→ SUPPLIED MATERIAL
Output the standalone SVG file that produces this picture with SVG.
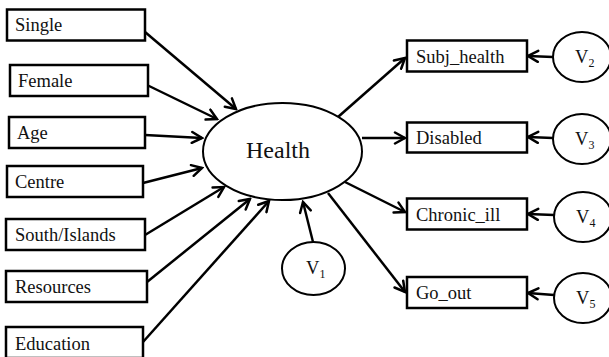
<svg xmlns="http://www.w3.org/2000/svg" width="609" height="357" viewBox="0 0 609 357">
<style>
.box{fill:#fff;stroke:#000;stroke-width:2.5}
.ell{fill:#fff;stroke:#000;stroke-width:2}
text{font-family:'Liberation Serif','DejaVu Serif',serif;fill:#111}
.lbl{font-size:18.5px}
.big{font-size:24px}
.sub{font-size:12px}
.arr{stroke:#000;stroke-width:2.5;fill:none;marker-end:url(#ah)}
</style>
<defs>
<marker id="ah" markerUnits="userSpaceOnUse" markerWidth="14" markerHeight="14" viewBox="0 0 14 14" refX="12" refY="7" orient="auto">
<path d="M2,1.5 L12,7 L2,12.5" fill="none" stroke="#000" stroke-width="2.5" stroke-linecap="round" stroke-linejoin="miter"/>
</marker>
</defs>
<rect width="609" height="357" fill="#fff"/>
<g id="connectors">
<line class="arr" x1="145" y1="32" x2="236" y2="109"/>
<line class="arr" x1="147" y1="85" x2="217" y2="119"/>
<line class="arr" x1="145" y1="135" x2="202" y2="138"/>
<line class="arr" x1="143" y1="183" x2="202" y2="168"/>
<line class="arr" x1="145" y1="235" x2="224" y2="187"/>
<line class="arr" x1="147" y1="282" x2="250" y2="199"/>
<line class="arr" x1="143" y1="342" x2="269" y2="201"/>
<line class="arr" x1="313" y1="242" x2="303" y2="202"/>
<line class="arr" x1="338" y1="117" x2="405" y2="58"/>
<line class="arr" x1="362" y1="138" x2="405" y2="138"/>
<line class="arr" x1="345" y1="182" x2="405" y2="212"/>
<line class="arr" x1="328" y1="193" x2="405" y2="292"/>
<line class="arr" x1="553" y1="57" x2="528" y2="56"/>
<line class="arr" x1="553" y1="138" x2="528" y2="137"/>
<line class="arr" x1="554" y1="215" x2="528" y2="214"/>
<line class="arr" x1="554" y1="295" x2="528" y2="293"/>
</g>
<g id="single"><rect class="box" x="7" y="9.5" width="138" height="31"/><text class="lbl" font-family="Liberation Serif, serif" x="15" y="31">Single</text></g>
<g id="female"><rect class="box" x="10" y="65" width="138" height="31"/><text class="lbl" font-family="Liberation Serif, serif" x="18" y="87">Female</text></g>
<g id="age"><rect class="box" x="9" y="117" width="136" height="31"/><text class="lbl" font-family="Liberation Serif, serif" x="17" y="139">Age</text></g>
<g id="centre"><rect class="box" x="7" y="166" width="136" height="31"/><text class="lbl" font-family="Liberation Serif, serif" x="15" y="188">Centre</text></g>
<g id="south"><rect class="box" x="6" y="219" width="139" height="31"/><text class="lbl" font-family="Liberation Serif, serif" x="15" y="241">South/Islands</text></g>
<g id="resources"><rect class="box" x="6" y="271" width="141" height="31"/><text class="lbl" font-family="Liberation Serif, serif" x="15" y="293">Resources</text></g>
<g id="education"><rect class="box" x="6" y="327" width="137" height="31"/><text class="lbl" font-family="Liberation Serif, serif" x="15" y="350">Education</text></g>
<g id="health"><ellipse class="ell" cx="282.5" cy="151.5" rx="79.5" ry="48.5"/><text class="big" font-family="Liberation Serif, serif" x="278" y="158" text-anchor="middle">Health</text></g>
<g id="v1"><ellipse class="ell" cx="313.5" cy="268.5" rx="31.5" ry="26.5"/><text class="lbl" font-family="Liberation Serif, serif" x="306" y="274">V<tspan class="sub" dy="4">1</tspan></text></g>
<g id="subj_health"><rect class="box" x="407" y="40.5" width="120" height="31"/><text class="lbl" font-family="Liberation Serif, serif" x="416" y="63">Subj_health</text></g>
<g id="disabled"><rect class="box" x="407" y="122.5" width="120" height="30"/><text class="lbl" font-family="Liberation Serif, serif" x="416" y="144">Disabled</text></g>
<g id="chronic_ill"><rect class="box" x="407" y="198.5" width="120" height="31"/><text class="lbl" font-family="Liberation Serif, serif" x="416" y="221">Chronic_ill</text></g>
<g id="go_out"><rect class="box" x="407" y="277" width="120" height="31"/><text class="lbl" font-family="Liberation Serif, serif" x="416" y="299">Go_out</text></g>
<g id="v2"><ellipse class="ell" cx="582" cy="57" rx="29" ry="25"/><text class="lbl" font-family="Liberation Serif, serif" x="575" y="63">V<tspan class="sub" dy="4">2</tspan></text></g>
<g id="v3"><ellipse class="ell" cx="582" cy="139" rx="29" ry="25"/><text class="lbl" font-family="Liberation Serif, serif" x="575" y="145">V<tspan class="sub" dy="4">3</tspan></text></g>
<g id="v4"><ellipse class="ell" cx="583" cy="217" rx="29" ry="25"/><text class="lbl" font-family="Liberation Serif, serif" x="576" y="223">V<tspan class="sub" dy="4">4</tspan></text></g>
<g id="v5"><ellipse class="ell" cx="583" cy="298" rx="29" ry="25"/><text class="lbl" font-family="Liberation Serif, serif" x="576" y="304">V<tspan class="sub" dy="4">5</tspan></text></g>
</svg>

→ GIVEN INSTRUCTION
Print out the lines exactly, skipping any picture.

→ FINISHED TASK
Output the standalone SVG file that produces this picture with SVG.
<svg xmlns="http://www.w3.org/2000/svg" width="609" height="357" viewBox="0 0 609 357">
<style>
.box{fill:#fff;stroke:#000;stroke-width:2.5}
.ell{fill:#fff;stroke:#000;stroke-width:2}
text{font-family:'Liberation Serif','DejaVu Serif',serif;fill:#111}
.lbl{font-size:18.5px}
.big{font-size:24px}
.sub{font-size:12px}
.arr{stroke:#000;stroke-width:2.5;fill:none;marker-end:url(#ah)}
</style>
<defs>
<marker id="ah" markerUnits="userSpaceOnUse" markerWidth="14" markerHeight="14" viewBox="0 0 14 14" refX="12" refY="7" orient="auto">
<path d="M2,1.5 L12,7 L2,12.5" fill="none" stroke="#000" stroke-width="2.5" stroke-linecap="round" stroke-linejoin="miter"/>
</marker>
</defs>
<rect width="609" height="357" fill="#fff"/>
<g id="connectors">
<line class="arr" x1="145" y1="32" x2="236" y2="109"/>
<line class="arr" x1="147" y1="85" x2="217" y2="119"/>
<line class="arr" x1="145" y1="135" x2="202" y2="138"/>
<line class="arr" x1="143" y1="183" x2="202" y2="168"/>
<line class="arr" x1="145" y1="235" x2="224" y2="187"/>
<line class="arr" x1="147" y1="282" x2="250" y2="199"/>
<line class="arr" x1="143" y1="342" x2="269" y2="201"/>
<line class="arr" x1="313" y1="242" x2="303" y2="202"/>
<line class="arr" x1="338" y1="117" x2="405" y2="58"/>
<line class="arr" x1="362" y1="138" x2="405" y2="138"/>
<line class="arr" x1="345" y1="182" x2="405" y2="212"/>
<line class="arr" x1="328" y1="193" x2="405" y2="292"/>
<line class="arr" x1="553" y1="57" x2="528" y2="56"/>
<line class="arr" x1="553" y1="138" x2="528" y2="137"/>
<line class="arr" x1="554" y1="215" x2="528" y2="214"/>
<line class="arr" x1="554" y1="295" x2="528" y2="293"/>
</g>
<g id="single"><rect class="box" x="7" y="9.5" width="138" height="31"/><text class="lbl" font-family="Liberation Serif, serif" x="15" y="31">Single</text></g>
<g id="female"><rect class="box" x="10" y="65" width="138" height="31"/><text class="lbl" font-family="Liberation Serif, serif" x="18" y="87">Female</text></g>
<g id="age"><rect class="box" x="9" y="117" width="136" height="31"/><text class="lbl" font-family="Liberation Serif, serif" x="17" y="139">Age</text></g>
<g id="centre"><rect class="box" x="7" y="166" width="136" height="31"/><text class="lbl" font-family="Liberation Serif, serif" x="15" y="188">Centre</text></g>
<g id="south"><rect class="box" x="6" y="219" width="139" height="31"/><text class="lbl" font-family="Liberation Serif, serif" x="15" y="241">South/Islands</text></g>
<g id="resources"><rect class="box" x="6" y="271" width="141" height="31"/><text class="lbl" font-family="Liberation Serif, serif" x="15" y="293">Resources</text></g>
<g id="education"><rect class="box" x="6" y="327" width="137" height="31"/><text class="lbl" font-family="Liberation Serif, serif" x="15" y="350">Education</text></g>
<g id="health"><ellipse class="ell" cx="282.5" cy="151.5" rx="79.5" ry="48.5"/><text class="big" font-family="Liberation Serif, serif" x="278" y="158" text-anchor="middle">Health</text></g>
<g id="v1"><ellipse class="ell" cx="313.5" cy="268.5" rx="31.5" ry="26.5"/><text class="lbl" font-family="Liberation Serif, serif" x="306" y="274">V<tspan class="sub" dy="4">1</tspan></text></g>
<g id="subj_health"><rect class="box" x="407" y="40.5" width="120" height="31"/><text class="lbl" font-family="Liberation Serif, serif" x="416" y="63">Subj_health</text></g>
<g id="disabled"><rect class="box" x="407" y="122.5" width="120" height="30"/><text class="lbl" font-family="Liberation Serif, serif" x="416" y="144">Disabled</text></g>
<g id="chronic_ill"><rect class="box" x="407" y="198.5" width="120" height="31"/><text class="lbl" font-family="Liberation Serif, serif" x="416" y="221">Chronic_ill</text></g>
<g id="go_out"><rect class="box" x="407" y="277" width="120" height="31"/><text class="lbl" font-family="Liberation Serif, serif" x="416" y="299">Go_out</text></g>
<g id="v2"><ellipse class="ell" cx="582" cy="57" rx="29" ry="25"/><text class="lbl" font-family="Liberation Serif, serif" x="575" y="63">V<tspan class="sub" dy="4">2</tspan></text></g>
<g id="v3"><ellipse class="ell" cx="582" cy="139" rx="29" ry="25"/><text class="lbl" font-family="Liberation Serif, serif" x="575" y="145">V<tspan class="sub" dy="4">3</tspan></text></g>
<g id="v4"><ellipse class="ell" cx="583" cy="217" rx="29" ry="25"/><text class="lbl" font-family="Liberation Serif, serif" x="576" y="223">V<tspan class="sub" dy="4">4</tspan></text></g>
<g id="v5"><ellipse class="ell" cx="583" cy="298" rx="29" ry="25"/><text class="lbl" font-family="Liberation Serif, serif" x="576" y="304">V<tspan class="sub" dy="4">5</tspan></text></g>
</svg>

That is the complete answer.